Baptiste Ricard-Châtelain
Les Québécois ont toujours été réputés pour leur engouement à faire des X sur les bulletins de vote d’élection ou de référendum. Pourtant, depuis les élections fédérales de 1993, lentement mais sûrement le club des abstentionnistes gagne en popularité: environ 30 % des inscrits.
"Il y a un pourcentage de la population pour qui la politique n’a aucun sens… C’est intérêt zéro", expose d’entrée de jeu le professeur associé à l’École nationale d’administration publique (ÉNAP), André Larocque.
Spécialisé en systèmes électoraux, processus démocratique et comportement électoral, M. Larocque remarque que les plus démunis sont fort représentés au sein de cette "confrérie". Bien qu’ils aient tout avantage à se faire entendre. "Les riches défendent leur argent… Les plus pauvres ne voient pas l’intérêt… Les gouvernements changent, mais la situation ne change pas."
Mais ils ne sont pas seuls. Bon nombre de nationalistes omettent de participer aux élections fédérales. "Eux autres, ils sont déjà retirés du Canada!" Ce n’est pas pour rien que le taux de participation gagne près de 10 % au scrutin provincial.

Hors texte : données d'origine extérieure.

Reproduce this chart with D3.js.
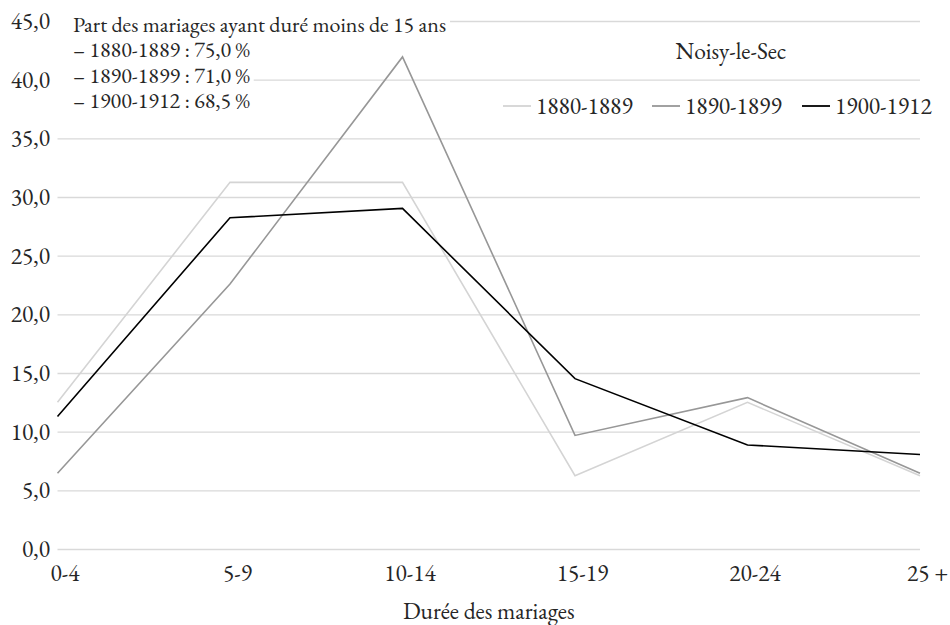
<!DOCTYPE html>
<meta charset="utf-8">
<script src="https://d3js.org/d3.v7.min.js"></script>
<style>
  body { margin: 0; background: #fff; }
</style>
<div id="my_dataviz"></div>
<script>

// data
var categories = ["0-4", "5-9", "10-14", "15-19", "20-24", "25 +"];
var seriesNames = ["1880-1889", "1890-1899", "1900-1912"];
var values1880 = [12.5, 31.25, 31.25, 6.25, 12.5, 6.25];
var values1890 = [6.45, 22.58, 41.94, 9.68, 12.9, 6.45];
var values1900 = [11.29, 28.23, 29.03, 14.52, 8.87, 8.06];
var yTicks = [0, 5, 10, 15, 20, 25, 30, 35, 40, 45];
var noteLines = [
  "Part des mariages ayant duré moins de 15 ans",
  "– 1880-1889 : 75,0 %",
  "– 1890-1899 : 71,0 %",
  "– 1900-1912 : 68,5 %"
];
var colors = ["#d4d4d4", "#979797", "#000000"];

var series = seriesNames.map(function(name, i) {
  return {name: name, values: [values1880, values1890, values1900][i], color: colors[i]};
});

var serif = "'EB Garamond', 'Liberation Serif', serif";

// dimensions
var margin = {top: 21, right: 30, bottom: 76, left: 57.5},
    width = 950 - margin.left - margin.right,
    height = 625 - margin.top - margin.bottom;

var svg = d3.select("#my_dataviz")
  .append("svg")
    .attr("width", 950)
    .attr("height", 625)
    .style("font-family", serif)
  .append("g")
    .attr("transform", "translate(" + margin.left + "," + margin.top + ")");

var x = d3.scalePoint()
  .domain(categories)
  .range([0, width]);

var y = d3.scaleLinear()
  .domain([0, 45])
  .range([height, 0]);

var fmt = function(d) { return d3.format(".1f")(d).replace(".", ","); };

// Y axis with gridlines
var yAxis = svg.append("g")
  .call(d3.axisLeft(y).tickValues(yTicks).tickSize(-width).tickPadding(7.5).tickFormat(fmt))
  .attr("font-family", null);
yAxis.select(".domain").remove();
yAxis.selectAll("line").attr("stroke", "#d9d9d9").attr("stroke-width", 1.3);
yAxis.selectAll("text").style("font-family", serif).style("font-size", "23.5px").attr("fill", "#262626");

// X axis
var xAxis = svg.append("g")
  .attr("transform", "translate(0," + height + ")")
  .call(d3.axisBottom(x).tickSize(0).tickPadding(15))
  .attr("font-family", null);
xAxis.select(".domain").remove();
xAxis.selectAll("text").style("font-family", serif).style("font-size", "23.5px").attr("fill", "#262626").attr("dx", 7);

// axis title
svg.append("text")
  .attr("x", width / 2)
  .attr("y", 598)
  .attr("text-anchor", "middle")
  .attr("fill", "#262626")
  .style("font-family", serif)
  .style("font-size", "23.5px")
  .text("Durée des mariages");

// lines
var line = d3.line()
  .x(function(d, i) { return x(categories[i]); })
  .y(function(d) { return y(d); });

svg.selectAll(".serie")
  .data(series)
  .enter().append("path")
    .attr("class", "serie")
    .attr("fill", "none")
    .attr("stroke", function(d) { return d.color; })
    .attr("stroke-width", 1.6)
    .attr("d", function(d) { return line(d.values); });

// note box top left
var note = svg.append("g").attr("transform", "translate(" + (73 - margin.left) + "," + (32 - margin.top) + ")");
var noteText = note.selectAll("text")
  .data(noteLines)
  .enter().append("text")
    .attr("x", 0)
    .attr("y", function(d, i) { return i * 25.3; })
    .attr("fill", "#262626")
    .style("font-family", serif)
    .style("font-size", "22px")
    .text(function(d) { return d; });
noteText.each(function() {
  var b = this.getBBox();
  note.insert("rect", "text")
    .attr("x", b.x - 16)
    .attr("y", b.y)
    .attr("width", b.width + 20)
    .attr("height", b.height)
    .attr("fill", "#fff");
});

// legend
svg.append("text")
  .attr("x", 731 - margin.left)
  .attr("y", 59 - margin.top)
  .attr("text-anchor", "middle")
  .attr("fill", "#262626")
  .style("font-family", serif)
  .style("font-size", "23.5px")
  .text("Noisy-le-Sec");

var legendX = [503, 652, 802];
var legend = svg.selectAll(".legend")
  .data(series)
  .enter().append("g")
    .attr("class", "legend")
    .attr("transform", function(d, i) { return "translate(" + (legendX[i] - margin.left) + "," + (106 - margin.top) + ")"; });
legend.append("line")
  .attr("x1", 0).attr("x2", 28)
  .attr("stroke", function(d) { return d.color; })
  .attr("stroke-width", 1.8);
legend.append("text")
  .attr("x", 33)
  .attr("dy", "0.32em")
  .attr("fill", "#262626")
  .style("font-family", serif)
  .style("font-size", "23.5px")
  .text(function(d) { return d.name; });

</script>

Néanmoins, ils ont le Bloc québécois et, surtout, le premier ministre canadien pour les motiver. Pas seulement une condition gagnante pour le gouvernement Bouchard. "Jean Chrétien a un effet pour faire voter les Québécois parce qu’ils n’en veulent pas", évalue le spécialiste. De toute façon, le Parti libéral canadien aurait déjà fait son deuil du Québec. "Il ne cherche même pas à entrer." Leurs champs de bataille seraient l’Ontario et les Maritimes.
Jouer le jeu
Au juste, qu’est-ce que ça donne de ne pas voter? "S’abstenir, c’est laisser les choses en place alors que la plupart des gens qui s’abstiennent voudraient que ça change", pense M. Larocque. Annuler son vote, est-ce mieux? "Le gouvernement en place, le pouvoir établi a toujours intérêt à un vote annulé. Cela le maintient… Annuler, c’est juste faire le jeu des personnes qui sont en place… Il y a quelqu’un qui va gagner là! tonitrue-t-il. L’annulation, il faut que ce soit massif pour que ce soit conséquent."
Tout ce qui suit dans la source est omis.